__Provided entries__.

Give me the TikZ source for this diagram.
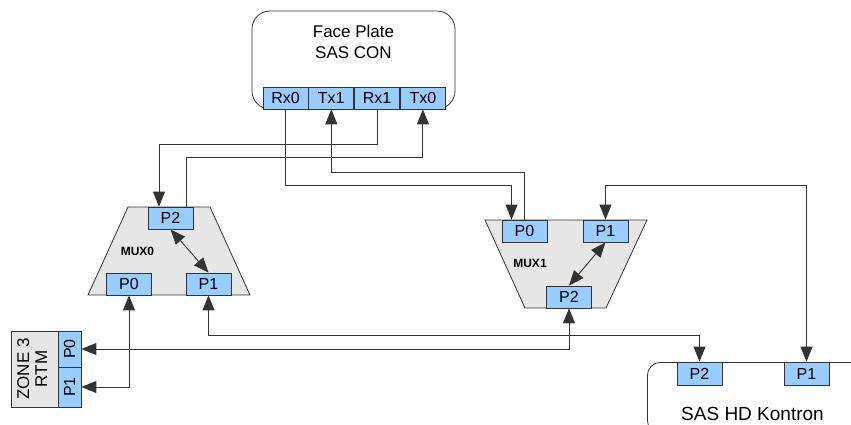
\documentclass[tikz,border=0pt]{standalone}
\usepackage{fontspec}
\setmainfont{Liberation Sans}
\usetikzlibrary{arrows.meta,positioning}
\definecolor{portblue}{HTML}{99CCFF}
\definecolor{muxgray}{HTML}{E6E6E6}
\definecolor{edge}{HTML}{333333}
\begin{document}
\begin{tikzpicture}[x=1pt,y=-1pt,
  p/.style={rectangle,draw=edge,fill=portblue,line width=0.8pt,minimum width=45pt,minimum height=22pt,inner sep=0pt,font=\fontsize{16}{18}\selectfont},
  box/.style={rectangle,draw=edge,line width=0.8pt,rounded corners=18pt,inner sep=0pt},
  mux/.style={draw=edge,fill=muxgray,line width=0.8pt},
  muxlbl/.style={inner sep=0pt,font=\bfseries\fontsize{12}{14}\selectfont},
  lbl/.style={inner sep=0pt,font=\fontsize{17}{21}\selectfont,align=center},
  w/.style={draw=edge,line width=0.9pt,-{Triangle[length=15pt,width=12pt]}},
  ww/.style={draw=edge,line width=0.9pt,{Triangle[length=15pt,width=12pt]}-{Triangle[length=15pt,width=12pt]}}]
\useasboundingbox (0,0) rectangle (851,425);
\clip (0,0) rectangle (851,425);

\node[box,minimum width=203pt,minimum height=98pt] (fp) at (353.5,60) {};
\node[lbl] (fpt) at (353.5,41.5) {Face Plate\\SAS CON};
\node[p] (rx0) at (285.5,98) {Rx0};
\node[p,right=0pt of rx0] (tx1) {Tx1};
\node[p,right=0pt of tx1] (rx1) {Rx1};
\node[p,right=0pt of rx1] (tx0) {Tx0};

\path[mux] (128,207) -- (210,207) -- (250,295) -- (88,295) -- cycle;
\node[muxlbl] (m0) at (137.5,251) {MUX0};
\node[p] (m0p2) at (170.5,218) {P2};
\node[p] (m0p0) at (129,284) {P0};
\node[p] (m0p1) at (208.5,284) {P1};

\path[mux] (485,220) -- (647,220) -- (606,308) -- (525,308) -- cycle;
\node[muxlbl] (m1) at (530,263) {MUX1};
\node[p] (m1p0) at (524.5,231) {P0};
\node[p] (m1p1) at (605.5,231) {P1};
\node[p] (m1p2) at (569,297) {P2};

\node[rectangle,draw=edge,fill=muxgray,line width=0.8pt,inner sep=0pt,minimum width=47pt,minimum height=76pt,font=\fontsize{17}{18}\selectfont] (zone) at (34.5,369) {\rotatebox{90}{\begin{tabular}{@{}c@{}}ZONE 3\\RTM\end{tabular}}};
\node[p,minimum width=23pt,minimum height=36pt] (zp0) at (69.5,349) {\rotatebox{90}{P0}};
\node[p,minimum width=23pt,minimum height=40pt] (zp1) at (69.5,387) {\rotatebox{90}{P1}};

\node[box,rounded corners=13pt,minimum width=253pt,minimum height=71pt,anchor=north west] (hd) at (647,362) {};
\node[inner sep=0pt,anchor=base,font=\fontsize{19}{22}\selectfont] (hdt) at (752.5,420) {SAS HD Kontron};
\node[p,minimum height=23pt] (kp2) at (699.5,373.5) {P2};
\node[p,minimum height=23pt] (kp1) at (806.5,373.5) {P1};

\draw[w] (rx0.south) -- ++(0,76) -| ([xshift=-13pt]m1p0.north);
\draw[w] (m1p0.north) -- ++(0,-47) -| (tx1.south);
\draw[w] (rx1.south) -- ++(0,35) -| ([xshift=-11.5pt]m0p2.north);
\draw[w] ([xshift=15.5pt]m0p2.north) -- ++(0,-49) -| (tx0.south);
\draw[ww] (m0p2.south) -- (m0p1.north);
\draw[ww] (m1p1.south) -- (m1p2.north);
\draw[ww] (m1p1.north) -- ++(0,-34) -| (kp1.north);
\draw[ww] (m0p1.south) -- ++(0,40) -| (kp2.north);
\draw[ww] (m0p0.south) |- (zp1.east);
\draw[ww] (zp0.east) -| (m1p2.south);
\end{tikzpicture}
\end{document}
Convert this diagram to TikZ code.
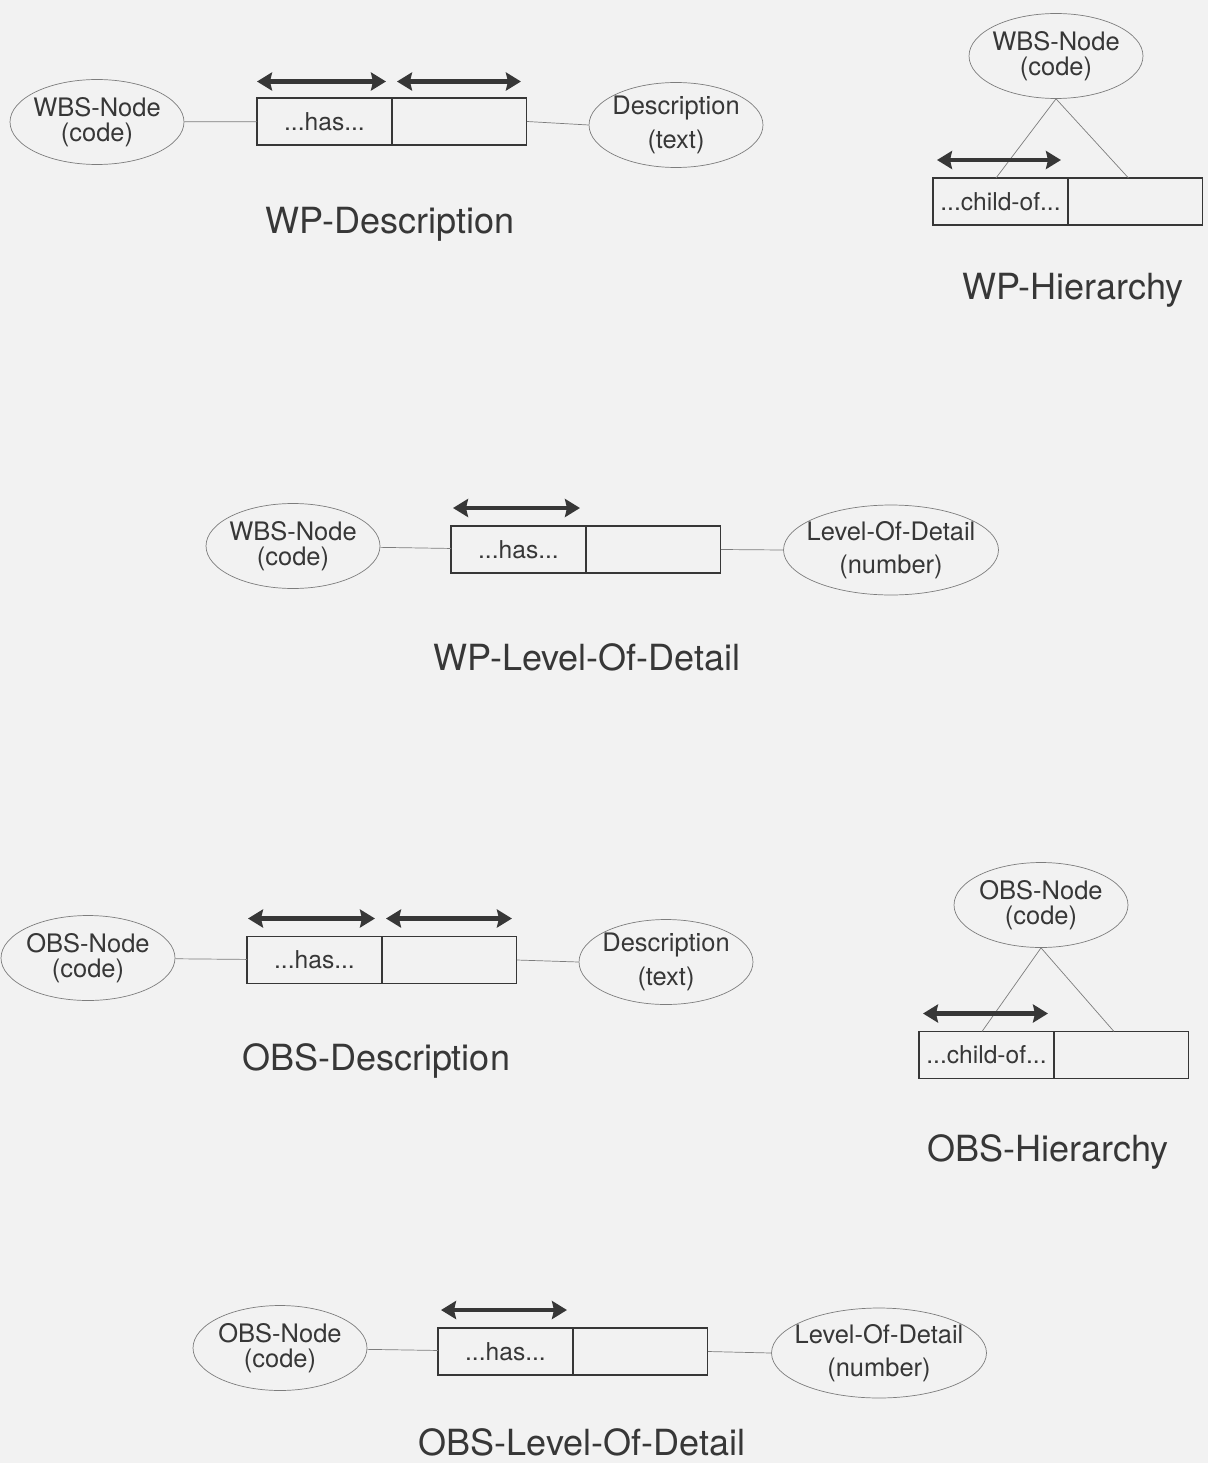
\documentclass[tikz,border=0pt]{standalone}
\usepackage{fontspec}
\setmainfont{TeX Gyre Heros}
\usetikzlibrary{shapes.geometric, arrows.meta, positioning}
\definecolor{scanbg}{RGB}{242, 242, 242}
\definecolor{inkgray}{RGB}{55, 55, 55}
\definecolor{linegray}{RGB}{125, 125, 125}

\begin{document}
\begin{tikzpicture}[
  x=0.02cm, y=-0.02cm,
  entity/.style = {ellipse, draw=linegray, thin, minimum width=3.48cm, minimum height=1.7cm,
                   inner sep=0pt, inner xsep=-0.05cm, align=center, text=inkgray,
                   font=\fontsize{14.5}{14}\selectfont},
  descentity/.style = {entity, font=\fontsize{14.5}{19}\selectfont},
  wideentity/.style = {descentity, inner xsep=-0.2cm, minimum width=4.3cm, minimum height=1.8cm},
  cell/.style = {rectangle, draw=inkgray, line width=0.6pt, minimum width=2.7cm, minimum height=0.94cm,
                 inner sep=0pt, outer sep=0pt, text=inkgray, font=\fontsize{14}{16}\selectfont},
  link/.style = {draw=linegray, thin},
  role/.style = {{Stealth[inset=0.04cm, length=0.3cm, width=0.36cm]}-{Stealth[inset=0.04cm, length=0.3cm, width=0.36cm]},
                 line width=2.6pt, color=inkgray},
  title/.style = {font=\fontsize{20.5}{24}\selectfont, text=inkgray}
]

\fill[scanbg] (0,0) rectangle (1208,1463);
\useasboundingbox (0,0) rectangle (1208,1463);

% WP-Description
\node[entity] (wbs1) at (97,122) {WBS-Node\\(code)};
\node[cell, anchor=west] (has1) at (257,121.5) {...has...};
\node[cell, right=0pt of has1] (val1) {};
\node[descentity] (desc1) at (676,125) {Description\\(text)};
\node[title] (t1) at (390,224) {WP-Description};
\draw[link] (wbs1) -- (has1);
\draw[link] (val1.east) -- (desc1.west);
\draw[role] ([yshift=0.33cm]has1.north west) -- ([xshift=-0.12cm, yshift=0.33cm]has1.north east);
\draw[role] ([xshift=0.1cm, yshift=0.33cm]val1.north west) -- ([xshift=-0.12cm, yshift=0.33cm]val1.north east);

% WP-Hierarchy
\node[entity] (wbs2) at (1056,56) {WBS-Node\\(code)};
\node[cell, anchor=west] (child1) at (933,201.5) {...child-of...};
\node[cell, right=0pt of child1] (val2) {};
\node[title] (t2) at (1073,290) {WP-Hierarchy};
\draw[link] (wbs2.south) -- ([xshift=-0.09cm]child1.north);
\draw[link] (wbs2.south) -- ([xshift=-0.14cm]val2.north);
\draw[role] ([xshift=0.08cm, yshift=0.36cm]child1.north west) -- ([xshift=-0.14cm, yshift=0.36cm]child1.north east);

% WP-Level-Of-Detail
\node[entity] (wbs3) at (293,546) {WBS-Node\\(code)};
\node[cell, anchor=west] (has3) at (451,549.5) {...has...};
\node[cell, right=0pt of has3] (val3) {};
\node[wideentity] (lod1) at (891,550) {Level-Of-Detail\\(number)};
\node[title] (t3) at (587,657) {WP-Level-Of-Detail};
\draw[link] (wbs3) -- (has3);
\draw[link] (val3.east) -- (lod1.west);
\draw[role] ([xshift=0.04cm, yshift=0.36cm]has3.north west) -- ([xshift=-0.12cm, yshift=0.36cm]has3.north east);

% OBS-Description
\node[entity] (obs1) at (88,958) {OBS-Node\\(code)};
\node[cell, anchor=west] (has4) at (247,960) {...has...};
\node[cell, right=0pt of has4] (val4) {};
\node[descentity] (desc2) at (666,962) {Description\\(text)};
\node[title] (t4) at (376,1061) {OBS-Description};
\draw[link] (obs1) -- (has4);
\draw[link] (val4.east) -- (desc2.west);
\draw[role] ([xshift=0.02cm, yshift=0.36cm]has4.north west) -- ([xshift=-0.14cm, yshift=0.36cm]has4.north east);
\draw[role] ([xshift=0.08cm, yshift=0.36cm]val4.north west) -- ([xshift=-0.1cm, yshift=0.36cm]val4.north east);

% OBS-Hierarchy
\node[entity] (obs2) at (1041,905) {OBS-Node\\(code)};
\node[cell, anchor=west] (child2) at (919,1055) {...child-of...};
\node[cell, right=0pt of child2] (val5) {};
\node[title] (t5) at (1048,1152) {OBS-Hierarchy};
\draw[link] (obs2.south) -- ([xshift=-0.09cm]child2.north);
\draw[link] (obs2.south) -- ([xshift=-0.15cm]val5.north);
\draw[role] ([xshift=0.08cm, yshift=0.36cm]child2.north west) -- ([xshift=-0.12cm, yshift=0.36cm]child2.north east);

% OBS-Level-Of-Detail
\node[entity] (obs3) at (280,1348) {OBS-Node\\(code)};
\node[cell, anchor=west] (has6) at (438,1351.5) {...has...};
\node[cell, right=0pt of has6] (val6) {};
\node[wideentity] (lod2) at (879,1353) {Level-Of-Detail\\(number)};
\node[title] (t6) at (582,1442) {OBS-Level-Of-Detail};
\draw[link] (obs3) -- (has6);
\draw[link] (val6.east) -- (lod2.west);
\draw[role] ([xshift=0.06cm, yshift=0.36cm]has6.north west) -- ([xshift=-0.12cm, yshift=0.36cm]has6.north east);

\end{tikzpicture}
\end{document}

__What the task requires__. Using the listing above, show each line holding the string "this".

__Correct result__.
Give me the TikZ source for this diagram.
Convert this diagram to TikZ code.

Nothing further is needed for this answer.